Il faut avouer que cette analyse est partagée par la plupart des commentateurs, mais souvent officieusement. En creux, le CSA reconnaît ainsi que « l e législateur pourrait également chercher à favoriser le développement de plusieurs groupes nationaux de taille critique sur le marché de la production. À cet égard, le Conseil indique que, depuis 2001, la rétrocession des droits aux producteurs (en limitant la détention de parts de coproduction) n'a pas permis d'apprécier des effets structurants sur l'organisation et les performances de la filière de la production » 19 ( * ) .

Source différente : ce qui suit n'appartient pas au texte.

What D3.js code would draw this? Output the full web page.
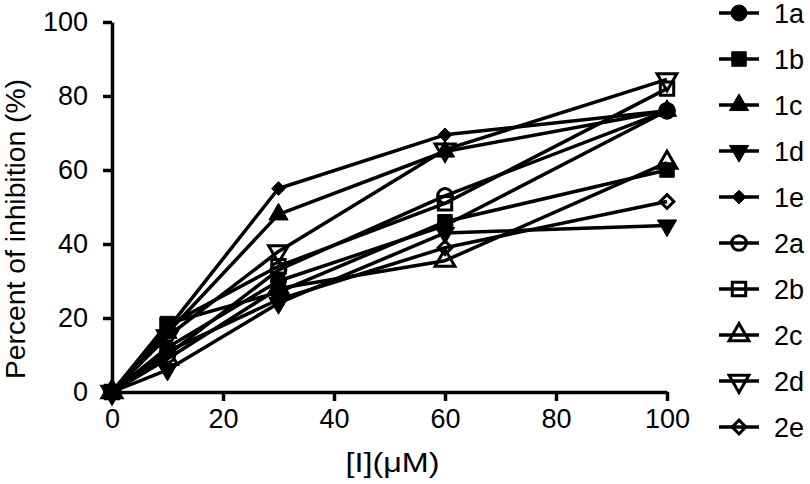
<!DOCTYPE html>
<html>
<head>
<meta charset="utf-8">
<script src="https://cdn.jsdelivr.net/npm/d3@7"></script>
<style>
body { margin: 0; background: #fff; }
text { font-family: "Liberation Sans", Arial, sans-serif; fill: #000; }
</style>
</head>
<body>
<div id="chart"></div>
<script>
// concentrations (uM) and % inhibition per compound
const doses = [0, 10, 30, 60, 100];
const names = ["1a", "1b", "1c", "1d", "1e", "2a", "2b", "2c", "2d", "2e"];
const s1a = [0, 12, 30, 45, 76];
const s1b = [0, 18.5, 27, 46, 60];
const s1c = [0, 16, 48, 65, 76];
const s1d = [0, 6, 24, 43, 45];
const s1e = [0, 17, 55, 69.5, 76];
const s2a = [0, 10, 33, 53, 76];
const s2b = [0, 18, 34, 51, 82];
const s2c = [0, 9, 28, 35.5, 62];
const s2d = [0, 15, 38, 65.5, 84.5];
const s2e = [0, 11, 25, 39, 51.5];
const yTicks = [0, 20, 40, 60, 80, 100];
const xTicks = [0, 20, 40, 60, 80, 100];

const allSeries = [s1a, s1b, s1c, s1d, s1e, s2a, s2b, s2c, s2d, s2e];
// marker shape and fill for each compound
const shapes = [d3.symbolCircle, d3.symbolSquare, d3.symbolTriangle, d3.symbolTriangle, d3.symbolDiamond2,
                d3.symbolCircle, d3.symbolSquare, d3.symbolTriangle, d3.symbolTriangle, d3.symbolDiamond2];
const sizes = [200, 210, 160, 160, 120, 170, 180, 170, 170, 120];
const flipped = [false, false, false, true, false, false, false, false, true, false];
const filled = [true, true, true, true, true, false, false, false, false, false];

var margin = {top: 22, right: 143, bottom: 92, left: 112},
    width = 810 - margin.left - margin.right,
    height = 484 - margin.top - margin.bottom;

var svg = d3.select("#chart").append("svg")
    .attr("width", 810)
    .attr("height", 484);

var g = svg.append("g")
    .attr("transform", "translate(" + margin.left + "," + margin.top + ")");

var x = d3.scaleLinear().domain([0, 100]).range([0, width]);
var y = d3.scaleLinear().domain([0, 100]).range([height, 0]);

// axes
var xAxis = g.append("g")
    .attr("transform", "translate(0," + height + ")")
    .call(d3.axisBottom(x).tickValues(xTicks).tickSize(9).tickSizeOuter(0).tickPadding(8));
var yAxis = g.append("g")
    .call(d3.axisLeft(y).tickValues(yTicks).tickSize(9).tickSizeOuter(0).tickPadding(15));

[xAxis, yAxis].forEach(function(a) {
    a.selectAll("path, line").attr("stroke", "#000").attr("stroke-width", 3.5);
    a.selectAll("text").attr("font-size", 27).attr("font-family", "Liberation Sans, Arial, sans-serif").attr("fill", "#000");
});

g.append("text")
    .attr("x", width / 2 + 3)
    .attr("y", height + 80)
    .attr("text-anchor", "middle")
    .attr("font-size", 28)
    .attr("textLength", 94)
    .attr("lengthAdjust", "spacingAndGlyphs")
    .text("[I](\u03bcM)");

g.append("text")
    .attr("transform", "translate(" + (-87) + "," + (height / 2 + 22) + ") rotate(-90)")
    .attr("text-anchor", "middle")
    .attr("font-size", 27)
    .attr("textLength", 300)
    .attr("lengthAdjust", "spacingAndGlyphs")
    .text("Percent of inhibition (%)");

var line = d3.line()
    .x(function(d, i) { return x(doses[i]); })
    .y(function(d) { return y(d); });

function symbolPath(i) {
    return d3.symbol().type(shapes[i]).size(sizes[i])();
}

// open symbols are hollow, so lines show through them
function drawMarker(sel, i) {
    sel.append("path")
        .attr("d", symbolPath(i))
        .attr("transform", flipped[i] ? "rotate(180)" : null)
        .attr("fill", filled[i] ? "#000" : "none")
        .attr("stroke", "#000")
        .attr("stroke-width", filled[i] ? 1 : 3);
}

// lines
allSeries.forEach(function(s, i) {
    g.append("path")
        .datum(s)
        .attr("d", line)
        .attr("fill", "none")
        .attr("stroke", "#000")
        .attr("stroke-width", 3.5)
        .attr("stroke-linejoin", "round");
});

// markers
allSeries.forEach(function(s, i) {
    s.forEach(function(v, j) {
        var m = g.append("g")
            .attr("transform", "translate(" + x(doses[j]) + "," + y(v) + ")");
        drawMarker(m, i);
    });
});

// legend
var legend = svg.append("g").attr("transform", "translate(719,13)");
names.forEach(function(n, i) {
    var row = legend.append("g").attr("transform", "translate(0," + (i * 46) + ")");
    row.append("line")
        .attr("x1", 0).attr("x2", 40)
        .attr("stroke", "#000").attr("stroke-width", 3.5);
    var m = row.append("g").attr("transform", "translate(20,0)");
    drawMarker(m, i);
    row.append("text")
        .attr("x", 55)
        .attr("y", 10)
        .attr("font-size", 27)
        .text(n);
});
</script>
</body>
</html>
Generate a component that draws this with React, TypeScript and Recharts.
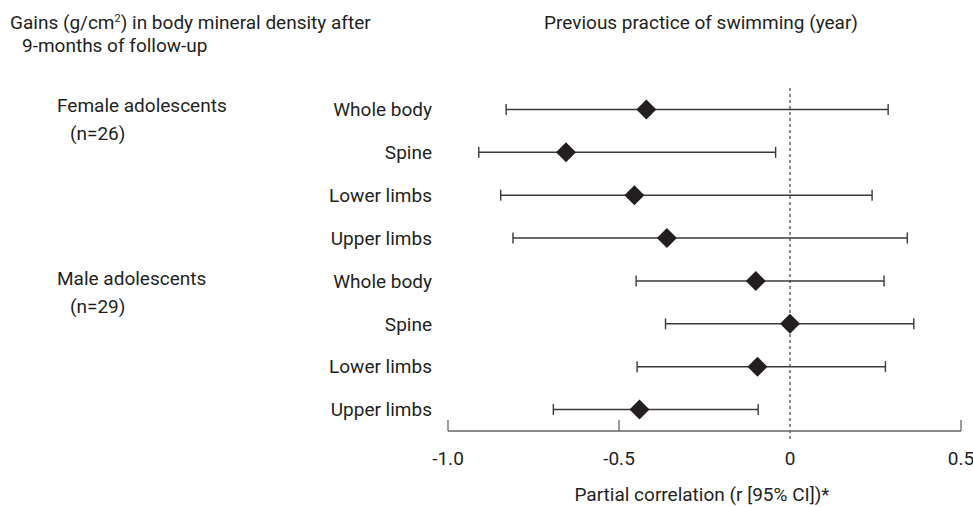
import {
  ScatterChart,
  Scatter,
  XAxis,
  YAxis,
  ErrorBar,
  ReferenceLine,
} from "recharts";

const ROW_LABELS = [
  "Whole body",
  "Spine",
  "Lower limbs",
  "Upper limbs",
  "Whole body",
  "Spine",
  "Lower limbs",
  "Upper limbs",
];
// partial correlation r and its 95% CI, female rows first, then male rows
const POINT_R = [-0.42, -0.655, -0.455, -0.36, -0.1, 0.0, -0.095, -0.44];
const CI_LOW = [-0.83, -0.91, -0.846, -0.81, -0.45, -0.364, -0.447, -0.692];
const CI_HIGH = [0.287, -0.042, 0.24, 0.343, 0.275, 0.362, 0.279, -0.093];

const X_TICKS = [-1, -0.5, 0, 0.5];
const X_TICK_LABELS = ["-1.0", "-0.5", "0", "0.5"];

const INK = "#231f20";
const AXIS = "#666666";

const data = POINT_R.map((r, i) => ({
  row: i,
  r,
  err: [r - CI_LOW[i], CI_HIGH[i] - r],
}));

function XTick({ x, y, payload }: any) {
  const i = X_TICKS.indexOf(payload.value);
  return (
    <g>
      {payload.value !== 0 && (
        <line x1={x} x2={x} y1={y - 11} y2={y} stroke={AXIS} strokeWidth={1.3} />
      )}
      <text
        x={x}
        y={y + 27}
        dy="0.355em"
        textAnchor="middle"
        fontSize={19}
        fill={INK}
      >
        {X_TICK_LABELS[i]}
      </text>
    </g>
  );
}

function Diamond({ cx, cy }: any) {
  const h = 10;
  return (
    <polygon
      points={`${cx},${cy - h} ${cx + h},${cy} ${cx},${cy + h} ${cx - h},${cy}`}
      fill={INK}
    />
  );
}

const textStyle: React.CSSProperties = {
  position: "absolute",
  fontSize: 19,
  lineHeight: "22px",
  color: INK,
  whiteSpace: "nowrap",
};

export default function App() {
  return (
    <div
      style={{
        position: "relative",
        width: 973,
        height: 507,
        fontFamily: "Roboto, sans-serif",
      }}
    >
      <style>{"body{margin:0}"}</style>
      <div style={{ ...textStyle, left: 10, top: 12 }}>
        Gains (g/cm
        <span style={{ fontSize: 11, position: "relative", top: -7 }}>2</span>
        ) in body mineral density after
      </div>
      <div style={{ ...textStyle, left: 22, top: 35 }}>9-months of follow-up</div>
      <div
        style={{ ...textStyle, left: 701, top: 12, transform: "translateX(-50%)" }}
      >
        Previous practice of swimming (year)
      </div>
      <div style={{ ...textStyle, left: 57, top: 95 }}>Female adolescents</div>
      <div style={{ ...textStyle, left: 70, top: 123 }}>(n=26)</div>
      <div style={{ ...textStyle, left: 57, top: 268 }}>Male adolescents</div>
      <div style={{ ...textStyle, left: 70, top: 296 }}>(n=29)</div>
      <div
        style={{ ...textStyle, left: 702, top: 484, transform: "translateX(-50%)" }}
      >
        Partial correlation (r [95% CI])*
      </div>

      <ScatterChart
        width={973}
        height={507}
        margin={{ top: 88, right: 12, bottom: 36, left: 0 }}
      >
        <XAxis
          type="number"
          dataKey="r"
          domain={[-1, 0.5]}
          ticks={X_TICKS}
          tickSize={0}
          tickMargin={0}
          tick={<XTick />}
          axisLine={{ stroke: AXIS, strokeWidth: 1.3 }}
          height={40}
        />
        <YAxis
          type="number"
          dataKey="row"
          domain={[-0.5, 7.5]}
          ticks={[0, 1, 2, 3, 4, 5, 6, 7]}
          interval={0}
          reversed
          width={448}
          tickSize={0}
          tickMargin={16}
          axisLine={false}
          tickLine={false}
          tickFormatter={(v: number) => ROW_LABELS[v]}
          tick={{ fontSize: 19, fill: INK }}
        />
        <ReferenceLine
          segment={[
            { x: 0, y: -0.5 },
            { x: 0, y: 7.75 },
          ]}
          ifOverflow="visible"
          stroke="#8a8a8a"
          strokeWidth={2}
          strokeDasharray="3 3"
        />
        <Scatter data={data} shape={<Diamond />} isAnimationActive={false}>
          <ErrorBar
            dataKey="err"
            direction="x"
            width={5.5}
            stroke="#3a3a3a"
            strokeWidth={1.4}
            isAnimationActive={false}
          />
        </Scatter>
      </ScatterChart>
    </div>
  );
}
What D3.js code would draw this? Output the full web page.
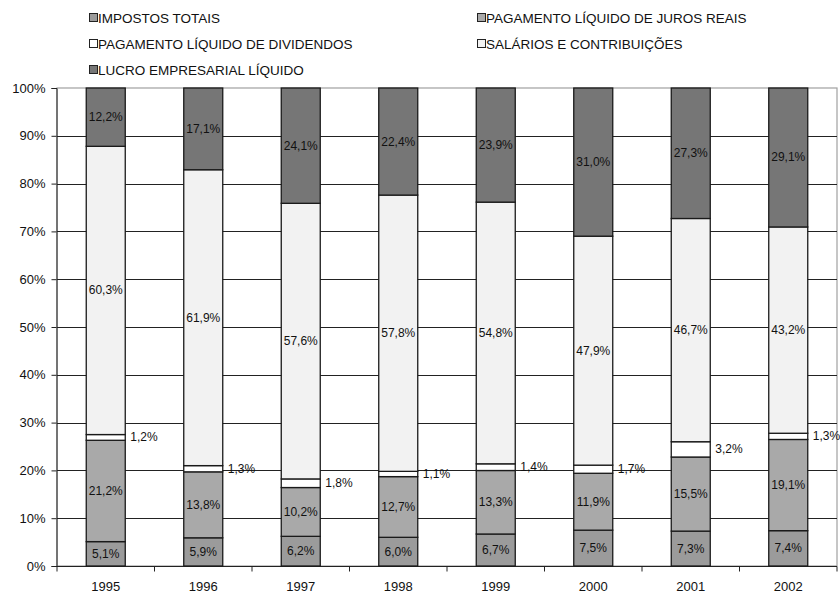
<!DOCTYPE html>
<html>
<head>
<meta charset="utf-8">
<script src="https://cdn.jsdelivr.net/npm/d3@7"></script>
<style>
  body { margin: 0; background: #fff; }
  svg text { font-family: "Liberation Sans", Arial, sans-serif; fill: #111; }
</style>
</head>
<body>
<svg id="chart" width="840" height="594"></svg>
<script>
const years = ["1995", "1996", "1997", "1998", "1999", "2000", "2001", "2002"];
const seriesNames = [
    "IMPOSTOS TOTAIS",
    "PAGAMENTO LÍQUIDO DE JUROS REAIS",
    "PAGAMENTO LÍQUIDO DE DIVIDENDOS",
    "SALÁRIOS E CONTRIBUIÇÕES",
    "LUCRO EMPRESARIAL LÍQUIDO"
];
const impostos   = [5.1, 5.9, 6.2, 6.0, 6.7, 7.5, 7.3, 7.4];
const juros      = [21.2, 13.8, 10.2, 12.7, 13.3, 11.9, 15.5, 19.1];
const dividendos = [1.2, 1.3, 1.8, 1.1, 1.4, 1.7, 3.2, 1.3];
const salarios   = [60.3, 61.9, 57.6, 57.8, 54.8, 47.9, 46.7, 43.2];
const lucro      = [12.2, 17.1, 24.1, 22.4, 23.9, 31.0, 27.3, 29.1];
const yTicks = [0, 0.1, 0.2, 0.3, 0.4, 0.5, 0.6, 0.7, 0.8, 0.9, 1];

const colors = ["#9b9b9b", "#a9a9a9", "#ffffff", "#f2f2f2", "#767676"];

const margin = { top: 88, right: 3, bottom: 28, left: 57 };
const width = 840 - margin.left - margin.right;
const height = 594 - margin.top - margin.bottom;

const seriesValues = [impostos, juros, dividendos, salarios, lucro];
const rows = years.map((y, i) => {
    const r = { year: y };
    seriesNames.forEach((s, k) => { r[s] = seriesValues[k][i]; });
    return r;
});

const stack = d3.stack().keys(seriesNames).offset(d3.stackOffsetExpand);
const stacked = stack(rows);

const svg = d3.select("#chart");
const g = svg.append("g").attr("transform", `translate(${margin.left},${margin.top})`);

const x = d3.scaleBand()
    .domain(years)
    .range([0, width])
    .paddingInner(0.6)
    .paddingOuter(0.3);

const y = d3.scaleLinear().domain([0, 1]).range([height, 0]);

// plot border (light gray)
g.append("rect")
    .attr("x", 0).attr("y", 0)
    .attr("width", width).attr("height", height)
    .attr("fill", "none")
    .attr("stroke", "#a0a0a0")
    .attr("stroke-width", 1.2);

// gridlines
g.append("g")
    .selectAll("line")
    .data(yTicks.filter(t => t > 0 && t < 1))
    .join("line")
    .attr("x1", 0).attr("x2", width)
    .attr("y1", d => Math.round(y(d)) + 0.5).attr("y2", d => Math.round(y(d)) + 0.5)
    .attr("stroke", "#222")
    .attr("stroke-width", 1);

// y axis
const yAxis = g.append("g")
    .attr("transform", "translate(-0.5,0)")
    .call(d3.axisLeft(y).tickValues(yTicks).tickFormat(d3.format(".0%")).tickSize(5).tickPadding(6));
yAxis.selectAll("text").style("font-size", "13px");
yAxis.selectAll("line, path").attr("stroke", "#222");

// x axis with ticks between categories
const xAxis = g.append("g").attr("transform", `translate(0,${height + 0.5})`);
xAxis.append("line")
    .attr("x1", 0).attr("x2", width)
    .attr("stroke", "#222");
xAxis.selectAll(".sep")
    .data(d3.range(years.length + 1))
    .join("line")
    .attr("class", "sep")
    .attr("x1", i => i * x.step()).attr("x2", i => i * x.step())
    .attr("y1", 0).attr("y2", 5)
    .attr("stroke", "#222");
xAxis.selectAll(".yr")
    .data(years)
    .join("text")
    .attr("class", "yr")
    .attr("x", d => x(d) + x.bandwidth() / 2)
    .attr("y", 24)
    .attr("text-anchor", "middle")
    .style("font-size", "13px")
    .text(d => d);

// bars
const layers = g.selectAll(".layer")
    .data(stacked)
    .join("g")
    .attr("class", "layer")
    .attr("fill", (d, i) => colors[i]);

layers.selectAll("rect")
    .data(d => d)
    .join("rect")
    .attr("x", d => x(d.data.year))
    .attr("y", d => y(d[1]))
    .attr("width", x.bandwidth())
    .attr("height", d => y(d[0]) - y(d[1]))
    .attr("stroke", "#1a1a1a")
    .attr("stroke-width", 1.3);

// labels
const fmt = v => v.toFixed(1).replace(".", ",") + "%";
stacked.forEach((layer, k) => {
    g.append("g").selectAll("text")
        .data(layer)
        .join("text")
        .attr("x", d => k === 2 ? x(d.data.year) + x.bandwidth() + 5 : x(d.data.year) + x.bandwidth() / 2)
        .attr("y", d => y((d[0] + d[1]) / 2) + 4)
        .attr("text-anchor", k === 2 ? "start" : "middle")
        .style("font-size", "12px")
        .text(d => fmt(d.data[seriesNames[k]]));
});

// legend
const legendPos = [
    { x: 89, y: 18 }, { x: 477, y: 18 },
    { x: 89, y: 44 }, { x: 477, y: 44 },
    { x: 89, y: 70 }
];
const legend = svg.append("g")
    .selectAll("g")
    .data(seriesNames)
    .join("g")
    .attr("transform", (d, i) => `translate(${legendPos[i].x},${legendPos[i].y})`);
legend.append("rect")
    .attr("x", 0.5).attr("y", -4.5)
    .attr("width", 8).attr("height", 8)
    .attr("fill", (d, i) => colors[i])
    .attr("stroke", "#222");
legend.append("text")
    .attr("x", 9)
    .attr("y", 5)
    .style("font-size", "13.5px")
    .text(d => d);
</script>
</body>
</html>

Mme Francine Mariani-Ducray a avancé un peu plus loin sur cette piste lors de son audition par le groupe de travail en indiquant que « la réglementation n'est peut-être pas la cause de l'éparpillement du tissu productif français mais il existe un lien indirect ».
La recherche des « facteurs directs » serait cependant utile, car l'atomisation du secteur de la production a des effets culturels.
* 15 Les dépenses de France Télévisions dans les oeuvres audiovisuelles se sont élevées à 406 millions d'euros en 2011 (oeuvres patrimoniales), soit près de la moitié des investissements totaux réalisés. À titre de comparaison, les investissements de TF1 ont représenté 197 millions d'euros, ceux de M6, 107,2 millions d'euros (75 millions dans les oeuvres patrimoniales) et ceux du groupe Canal+, 72,6 millions d'euros.
* 16 Voir, à cet égard, http://www.capital.fr/enquetes/hommes-et-affaires/ancien-de-france-televisions-ca-rapporte-793512.
* 17 L'économie de la culture , Mme Françoise Benhamou, La Découverte, 2011.
* 18 La gestion et le financement du Centre national du cinéma et de l'image animée (CNC), Exercices 2007 à 2011 , Cour des comptes, Communication à la commission des finances du Sénat en application de la l'article 58-2 de la loi organique du 1er août 2001 relative aux lois de finances, août 2012.
* 19 Contribution du Conseil supérieur de l'audiovisuel sur l'adaptation de la régulation audiovisuelle , 14 janvier 2013.